◆ Data section:
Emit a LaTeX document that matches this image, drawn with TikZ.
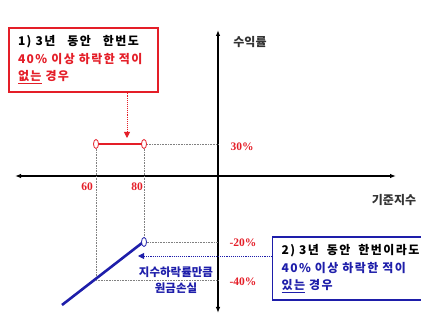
\documentclass[tikz,border=0pt]{standalone}
\usepackage{fontspec}
\setmainfont{Liberation Serif}
\newfontfamily\kr{Noto Sans CJK KR}
\newfontfamily\krwide{Noto Sans CJK KR}[LetterSpace=12]
\usetikzlibrary{arrows.meta,shapes.geometric}
\definecolor{lossred}{RGB}{228,30,40}
\definecolor{lossblue}{RGB}{30,30,170}
\tikzset{
  knot/.style={ellipse,draw,fill=white,line width=0.8pt,minimum width=5pt,minimum height=9pt,inner sep=0pt},
  guide/.style={densely dotted,gray,line width=0.6pt},
  numlab/.style={text=lossred,font=\fontsize{11.5}{13}\selectfont\bfseries},
  axislab/.style={font=\kr\fontsize{12}{14}\selectfont\bfseries,text=black!80},
  casebox/.style={draw,line width=1.3pt,align=left,inner xsep=9pt,font=\krwide\fontsize{12}{17.5}\selectfont\bfseries,text=black}
}
\begin{document}
\begin{tikzpicture}[x=1pt,y=-1pt]
  \useasboundingbox (0,0) rectangle (421,336);
  \clip (0,0) rectangle (421,336);
  % axes
  \coordinate (xl) at (15,176);
  \coordinate (xr) at (396,176);
  \coordinate (yt) at (218,30);
  \coordinate (yb) at (218,313);
  \draw[line width=1.1pt,{Latex[length=6pt]}-{Latex[length=6pt]}] (xl) -- (xr);
  \draw[line width=1.1pt,{Latex[length=6pt]}-{Latex[length=6pt]}] (yb) -- (yt);
  \draw
    (250,42) node[axislab] (ylab){수익률}
    (394,200) node[axislab] (xlab){기준지수}
    (87,187) node[numlab] (n60){60}
    (137,187) node[numlab] (n80){80}
    (242,147) node[numlab] (p30){30\%}
    (243,243) node[numlab] (m20){-20\%}
    (243,282) node[numlab] (m40){-40\%}
    (176,280) node[font=\kr\fontsize{11.5}{16}\selectfont\bfseries,text=lossblue,align=center,inner sep=0pt] (loss){지수하락률만큼\\원금손실};
  \coordinate (c60) at (96,280);
  \coordinate (y40) at (218,280);
  \coordinate (y20) at (218,242);
  \coordinate (y30) at (218,144);
  \coordinate (lowend) at (62,305);
  % guides
  \begin{scope}[guide]
    \draw (96,144) -- (c60) -- (y40);
    \draw (144,144) -- (144,242) -- (y20);
    \draw (144,144) -- (y30);
  \end{scope}
  % payoff
  \draw[lossred,line width=2.6pt] (96,144) -- (144,144);
  \draw[lossblue,line width=2.6pt] (lowend) -- (142,243);
  \draw
    (96,144) node[knot,draw=lossred] (a60){}
    (144,144) node[knot,draw=lossred] (a80){}
    (144,242) node[knot,draw=lossblue] (b80){};
  % cases
  \node[casebox,draw=lossred,minimum width=149pt,minimum height=64pt,text width=131pt] (case1) at (83.5,60)
    {1) 3년 \ \ 동안 \ \ 한번도\\\textcolor{lossred}{40\% 이상 하락한 적이}\\\textcolor{lossred}{\underline{없는} 경우}};
  \node[casebox,draw=lossblue,minimum width=170pt,minimum height=63pt,text width=152pt,anchor=west] (case2) at (272,268.5)
    {2) 3년 \ 동안 \ 한번이라도\\\textcolor{lossblue}{40\% 이상 하락한 적이}\\\textcolor{lossblue}{\underline{있는} 경우}};
  \coordinate (hit1) at (127,138);
  \coordinate (hit2) at (138,256);
  \draw[lossred,densely dotted,line width=0.9pt,-{Triangle[length=6pt,width=6pt]}] (case1.south -| hit1) -- (hit1);
  \draw[lossblue,densely dotted,line width=0.9pt,-{Triangle[length=6pt,width=6pt]}] (case2.west |- hit2) -- (hit2);
\end{tikzpicture}
\end{document}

◆ The task: Reproduce each line exactly, please, except for any pictures.

◆ Task response:
Emit a LaTeX document that matches this image, drawn with TikZ.
\documentclass[tikz,border=0pt]{standalone}
\usepackage{fontspec}
\setmainfont{Liberation Serif}
\newfontfamily\kr{Noto Sans CJK KR}
\newfontfamily\krwide{Noto Sans CJK KR}[LetterSpace=12]
\usetikzlibrary{arrows.meta,shapes.geometric}
\definecolor{lossred}{RGB}{228,30,40}
\definecolor{lossblue}{RGB}{30,30,170}
\tikzset{
  knot/.style={ellipse,draw,fill=white,line width=0.8pt,minimum width=5pt,minimum height=9pt,inner sep=0pt},
  guide/.style={densely dotted,gray,line width=0.6pt},
  numlab/.style={text=lossred,font=\fontsize{11.5}{13}\selectfont\bfseries},
  axislab/.style={font=\kr\fontsize{12}{14}\selectfont\bfseries,text=black!80},
  casebox/.style={draw,line width=1.3pt,align=left,inner xsep=9pt,font=\krwide\fontsize{12}{17.5}\selectfont\bfseries,text=black}
}
\begin{document}
\begin{tikzpicture}[x=1pt,y=-1pt]
  \useasboundingbox (0,0) rectangle (421,336);
  \clip (0,0) rectangle (421,336);
  % axes
  \coordinate (xl) at (15,176);
  \coordinate (xr) at (396,176);
  \coordinate (yt) at (218,30);
  \coordinate (yb) at (218,313);
  \draw[line width=1.1pt,{Latex[length=6pt]}-{Latex[length=6pt]}] (xl) -- (xr);
  \draw[line width=1.1pt,{Latex[length=6pt]}-{Latex[length=6pt]}] (yb) -- (yt);
  \draw
    (250,42) node[axislab] (ylab){수익률}
    (394,200) node[axislab] (xlab){기준지수}
    (87,187) node[numlab] (n60){60}
    (137,187) node[numlab] (n80){80}
    (242,147) node[numlab] (p30){30\%}
    (243,243) node[numlab] (m20){-20\%}
    (243,282) node[numlab] (m40){-40\%}
    (176,280) node[font=\kr\fontsize{11.5}{16}\selectfont\bfseries,text=lossblue,align=center,inner sep=0pt] (loss){지수하락률만큼\\원금손실};
  \coordinate (c60) at (96,280);
  \coordinate (y40) at (218,280);
  \coordinate (y20) at (218,242);
  \coordinate (y30) at (218,144);
  \coordinate (lowend) at (62,305);
  % guides
  \begin{scope}[guide]
    \draw (96,144) -- (c60) -- (y40);
    \draw (144,144) -- (144,242) -- (y20);
    \draw (144,144) -- (y30);
  \end{scope}
  % payoff
  \draw[lossred,line width=2.6pt] (96,144) -- (144,144);
  \draw[lossblue,line width=2.6pt] (lowend) -- (142,243);
  \draw
    (96,144) node[knot,draw=lossred] (a60){}
    (144,144) node[knot,draw=lossred] (a80){}
    (144,242) node[knot,draw=lossblue] (b80){};
  % cases
  \node[casebox,draw=lossred,minimum width=149pt,minimum height=64pt,text width=131pt] (case1) at (83.5,60)
    {1) 3년 \ \ 동안 \ \ 한번도\\\textcolor{lossred}{40\% 이상 하락한 적이}\\\textcolor{lossred}{\underline{없는} 경우}};
  \node[casebox,draw=lossblue,minimum width=170pt,minimum height=63pt,text width=152pt,anchor=west] (case2) at (272,268.5)
    {2) 3년 \ 동안 \ 한번이라도\\\textcolor{lossblue}{40\% 이상 하락한 적이}\\\textcolor{lossblue}{\underline{있는} 경우}};
  \coordinate (hit1) at (127,138);
  \coordinate (hit2) at (138,256);
  \draw[lossred,densely dotted,line width=0.9pt,-{Triangle[length=6pt,width=6pt]}] (case1.south -| hit1) -- (hit1);
  \draw[lossblue,densely dotted,line width=0.9pt,-{Triangle[length=6pt,width=6pt]}] (case2.west |- hit2) -- (hit2);
\end{tikzpicture}
\end{document}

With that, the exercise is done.